Required work -
Exclude the pictures and return every line exactly as written.

Material provided -
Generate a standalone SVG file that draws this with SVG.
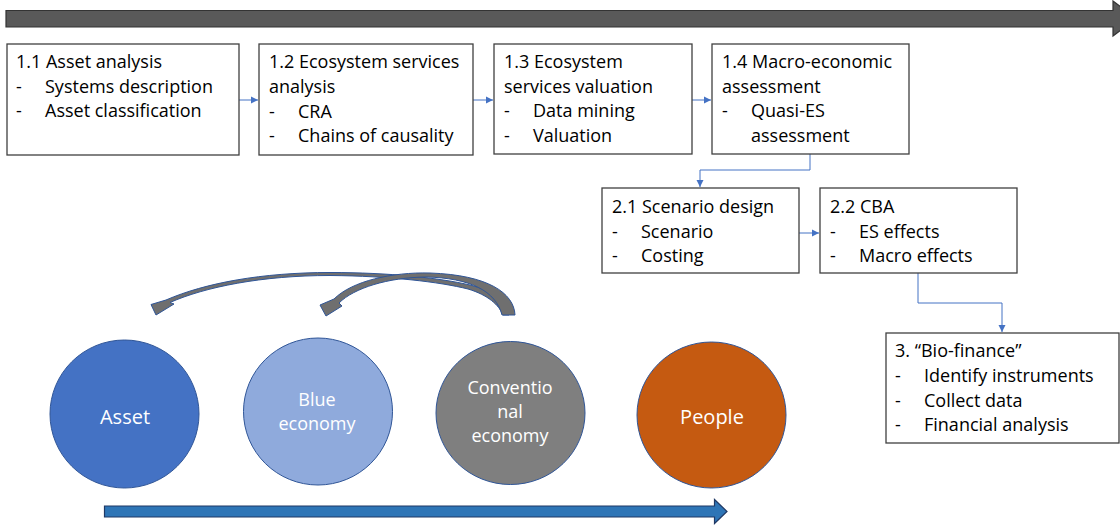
<svg xmlns="http://www.w3.org/2000/svg" width="1120" height="525" viewBox="0 0 1120 525">
<style>
.box{fill:#fff;stroke:#404040;stroke-width:1.3}
.t{font-family:"Open Sans","Liberation Sans",sans-serif;font-size:18px;fill:#000}
.ct{font-family:"Open Sans","Liberation Sans",sans-serif;fill:#fff;text-anchor:middle}
.conn{fill:none;stroke:#4472C4;stroke-width:1}
.curve{fill:#6f6f6f;stroke:#2F5597;stroke-width:1;stroke-linejoin:round}
</style>
<defs>
<marker id="ah" markerWidth="8" markerHeight="8" refX="7" refY="4" orient="auto" markerUnits="userSpaceOnUse">
<path d="M0,0.5 L7,4 L0,7.5 Z" fill="#4472C4"/>
</marker>
</defs>
<rect width="1120" height="525" fill="#fff"/>
<g id="top-arrow">
<path d="M6,10.5 L1113,10.5 L1113,1 L1136,18.5 L1113,36 L1113,27 L6,27 Z" fill="#595959" stroke="#333" stroke-width="1.2"/>
</g>
<g id="connectors">
<path class="conn" d="M239,100 L258,100" marker-end="url(#ah)"/>
<path class="conn" d="M473,100 L493,100" marker-end="url(#ah)"/>
<path class="conn" d="M692,100 L711,100" marker-end="url(#ah)"/>
<path class="conn" d="M810,154 L810,170 L700,170 L700,187" marker-end="url(#ah)"/>
<path class="conn" d="M799,233 L819,233" marker-end="url(#ah)"/>
<path class="conn" d="M918,273 L918,303 L1002,303 L1002,332" marker-end="url(#ah)"/>
</g>
<g id="n11">
<rect class="box" x="7" y="44" width="232" height="111"/>
<text class="t" x="16" y="68">1.1 Asset analysis</text>
<text class="t" x="16" y="93">-</text><text class="t" x="45" y="93">Systems description</text>
<text class="t" x="16" y="117">-</text><text class="t" x="45" y="117">Asset classification</text>
</g>
<g id="n12">
<rect class="box" x="259" y="44" width="214" height="111"/>
<text class="t" x="269" y="68">1.2 Ecosystem services</text>
<text class="t" x="269" y="93">analysis</text>
<text class="t" x="269" y="118">-</text><text class="t" x="298" y="118">CRA</text>
<text class="t" x="269" y="142">-</text><text class="t" x="298" y="142">Chains of causality</text>
</g>
<g id="n13">
<rect class="box" x="494" y="44" width="198" height="110"/>
<text class="t" x="504" y="68">1.3 Ecosystem</text>
<text class="t" x="504" y="92.5">services valuation</text>
<text class="t" x="504" y="117">-</text><text class="t" x="533" y="117">Data mining</text>
<text class="t" x="504" y="142">-</text><text class="t" x="533" y="142">Valuation</text>
</g>
<g id="n14">
<rect class="box" x="712" y="44" width="197" height="110"/>
<text class="t" x="722" y="68">1.4 Macro-economic</text>
<text class="t" x="722" y="92.5">assessment</text>
<text class="t" x="722" y="117">-</text><text class="t" x="751" y="117">Quasi-ES</text>
<text class="t" x="751" y="142">assessment</text>
</g>
<g id="n21">
<rect class="box" x="602" y="188" width="197" height="85"/>
<text class="t" x="612" y="212.5">2.1 Scenario design</text>
<text class="t" x="612" y="238">-</text><text class="t" x="641" y="238">Scenario</text>
<text class="t" x="612" y="262">-</text><text class="t" x="641" y="262">Costing</text>
</g>
<g id="n22">
<rect class="box" x="820" y="188" width="197" height="85"/>
<text class="t" x="830" y="212.5">2.2 CBA</text>
<text class="t" x="830" y="238">-</text><text class="t" x="859" y="238">ES effects</text>
<text class="t" x="830" y="262">-</text><text class="t" x="859" y="262">Macro effects</text>
</g>
<g id="n3">
<rect class="box" x="886" y="333" width="233" height="110"/>
<text class="t" x="895" y="356.5">3. “Bio-finance”</text>
<text class="t" x="895" y="382">-</text><text class="t" x="924" y="382">Identify instruments</text>
<text class="t" x="895" y="407">-</text><text class="t" x="924" y="407">Collect data</text>
<text class="t" x="895" y="431">-</text><text class="t" x="924" y="431">Financial analysis</text>
</g>
<g id="curved-arrows">
<path class="curve" d="M509,315 C505,300 490,290 470,285 C440,278 390,272.5 330,272.5 C262,272.5 205,283 166,300 L151,304.5 L156,315 L174,304 L170,302.5 C205,287 262,275.5 330,275.5 C390,276 440,282 468,289 C488,295 499,305 503,315 Z"/>
<path class="curve" d="M515,315 C514,293 488,275 430,273 C392,272 352,281 334,299 L320,305 L326,316 L342,306 L339,303 C354,288 388,277.5 426,277 C470,278 496,291 502,315 Z"/>
</g>
<g id="asset">
<ellipse cx="124.5" cy="414" rx="74.5" ry="74" fill="#4472C4" stroke="#2F5597" stroke-width="1"/>
<text class="ct" x="125" y="424" font-size="20">Asset</text>
</g>
<g id="blue-economy">
<ellipse cx="318" cy="411.5" rx="74.5" ry="73.5" fill="#8FAADC" stroke="#2F5597" stroke-width="1"/>
<text class="ct" x="317" y="406" font-size="18">Blue</text>
<text class="ct" x="317" y="430" font-size="18">economy</text>
</g>
<g id="conventional-economy">
<ellipse cx="510.5" cy="413" rx="74.5" ry="71.5" fill="#7F7F7F" stroke="#2F5597" stroke-width="1"/>
<text class="ct" x="510" y="394" font-size="18">Conventio</text>
<text class="ct" x="510" y="418" font-size="18">nal</text>
<text class="ct" x="510" y="442" font-size="18">economy</text>
</g>
<g id="people">
<ellipse cx="711.5" cy="415" rx="74.5" ry="73" fill="#C55A11" stroke="#2F5597" stroke-width="1"/>
<text class="ct" x="712" y="424" font-size="20">People</text>
</g>
<g id="bottom-arrow">
<path d="M104.5,506 L714.5,506 L714.5,499.5 L727,511.5 L714.5,523.5 L714.5,517 L104.5,517 Z" fill="#2E75B6" stroke="#1F3864" stroke-width="1.2"/>
</g>
</svg>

The response -
Generate a standalone SVG file that draws this with SVG.
<svg xmlns="http://www.w3.org/2000/svg" width="1120" height="525" viewBox="0 0 1120 525">
<style>
.box{fill:#fff;stroke:#404040;stroke-width:1.3}
.t{font-family:"Open Sans","Liberation Sans",sans-serif;font-size:18px;fill:#000}
.ct{font-family:"Open Sans","Liberation Sans",sans-serif;fill:#fff;text-anchor:middle}
.conn{fill:none;stroke:#4472C4;stroke-width:1}
.curve{fill:#6f6f6f;stroke:#2F5597;stroke-width:1;stroke-linejoin:round}
</style>
<defs>
<marker id="ah" markerWidth="8" markerHeight="8" refX="7" refY="4" orient="auto" markerUnits="userSpaceOnUse">
<path d="M0,0.5 L7,4 L0,7.5 Z" fill="#4472C4"/>
</marker>
</defs>
<rect width="1120" height="525" fill="#fff"/>
<g id="top-arrow">
<path d="M6,10.5 L1113,10.5 L1113,1 L1136,18.5 L1113,36 L1113,27 L6,27 Z" fill="#595959" stroke="#333" stroke-width="1.2"/>
</g>
<g id="connectors">
<path class="conn" d="M239,100 L258,100" marker-end="url(#ah)"/>
<path class="conn" d="M473,100 L493,100" marker-end="url(#ah)"/>
<path class="conn" d="M692,100 L711,100" marker-end="url(#ah)"/>
<path class="conn" d="M810,154 L810,170 L700,170 L700,187" marker-end="url(#ah)"/>
<path class="conn" d="M799,233 L819,233" marker-end="url(#ah)"/>
<path class="conn" d="M918,273 L918,303 L1002,303 L1002,332" marker-end="url(#ah)"/>
</g>
<g id="n11">
<rect class="box" x="7" y="44" width="232" height="111"/>
<text class="t" x="16" y="68">1.1 Asset analysis</text>
<text class="t" x="16" y="93">-</text><text class="t" x="45" y="93">Systems description</text>
<text class="t" x="16" y="117">-</text><text class="t" x="45" y="117">Asset classification</text>
</g>
<g id="n12">
<rect class="box" x="259" y="44" width="214" height="111"/>
<text class="t" x="269" y="68">1.2 Ecosystem services</text>
<text class="t" x="269" y="93">analysis</text>
<text class="t" x="269" y="118">-</text><text class="t" x="298" y="118">CRA</text>
<text class="t" x="269" y="142">-</text><text class="t" x="298" y="142">Chains of causality</text>
</g>
<g id="n13">
<rect class="box" x="494" y="44" width="198" height="110"/>
<text class="t" x="504" y="68">1.3 Ecosystem</text>
<text class="t" x="504" y="92.5">services valuation</text>
<text class="t" x="504" y="117">-</text><text class="t" x="533" y="117">Data mining</text>
<text class="t" x="504" y="142">-</text><text class="t" x="533" y="142">Valuation</text>
</g>
<g id="n14">
<rect class="box" x="712" y="44" width="197" height="110"/>
<text class="t" x="722" y="68">1.4 Macro-economic</text>
<text class="t" x="722" y="92.5">assessment</text>
<text class="t" x="722" y="117">-</text><text class="t" x="751" y="117">Quasi-ES</text>
<text class="t" x="751" y="142">assessment</text>
</g>
<g id="n21">
<rect class="box" x="602" y="188" width="197" height="85"/>
<text class="t" x="612" y="212.5">2.1 Scenario design</text>
<text class="t" x="612" y="238">-</text><text class="t" x="641" y="238">Scenario</text>
<text class="t" x="612" y="262">-</text><text class="t" x="641" y="262">Costing</text>
</g>
<g id="n22">
<rect class="box" x="820" y="188" width="197" height="85"/>
<text class="t" x="830" y="212.5">2.2 CBA</text>
<text class="t" x="830" y="238">-</text><text class="t" x="859" y="238">ES effects</text>
<text class="t" x="830" y="262">-</text><text class="t" x="859" y="262">Macro effects</text>
</g>
<g id="n3">
<rect class="box" x="886" y="333" width="233" height="110"/>
<text class="t" x="895" y="356.5">3. “Bio-finance”</text>
<text class="t" x="895" y="382">-</text><text class="t" x="924" y="382">Identify instruments</text>
<text class="t" x="895" y="407">-</text><text class="t" x="924" y="407">Collect data</text>
<text class="t" x="895" y="431">-</text><text class="t" x="924" y="431">Financial analysis</text>
</g>
<g id="curved-arrows">
<path class="curve" d="M509,315 C505,300 490,290 470,285 C440,278 390,272.5 330,272.5 C262,272.5 205,283 166,300 L151,304.5 L156,315 L174,304 L170,302.5 C205,287 262,275.5 330,275.5 C390,276 440,282 468,289 C488,295 499,305 503,315 Z"/>
<path class="curve" d="M515,315 C514,293 488,275 430,273 C392,272 352,281 334,299 L320,305 L326,316 L342,306 L339,303 C354,288 388,277.5 426,277 C470,278 496,291 502,315 Z"/>
</g>
<g id="asset">
<ellipse cx="124.5" cy="414" rx="74.5" ry="74" fill="#4472C4" stroke="#2F5597" stroke-width="1"/>
<text class="ct" x="125" y="424" font-size="20">Asset</text>
</g>
<g id="blue-economy">
<ellipse cx="318" cy="411.5" rx="74.5" ry="73.5" fill="#8FAADC" stroke="#2F5597" stroke-width="1"/>
<text class="ct" x="317" y="406" font-size="18">Blue</text>
<text class="ct" x="317" y="430" font-size="18">economy</text>
</g>
<g id="conventional-economy">
<ellipse cx="510.5" cy="413" rx="74.5" ry="71.5" fill="#7F7F7F" stroke="#2F5597" stroke-width="1"/>
<text class="ct" x="510" y="394" font-size="18">Conventio</text>
<text class="ct" x="510" y="418" font-size="18">nal</text>
<text class="ct" x="510" y="442" font-size="18">economy</text>
</g>
<g id="people">
<ellipse cx="711.5" cy="415" rx="74.5" ry="73" fill="#C55A11" stroke="#2F5597" stroke-width="1"/>
<text class="ct" x="712" y="424" font-size="20">People</text>
</g>
<g id="bottom-arrow">
<path d="M104.5,506 L714.5,506 L714.5,499.5 L727,511.5 L714.5,523.5 L714.5,517 L104.5,517 Z" fill="#2E75B6" stroke="#1F3864" stroke-width="1.2"/>
</g>
</svg>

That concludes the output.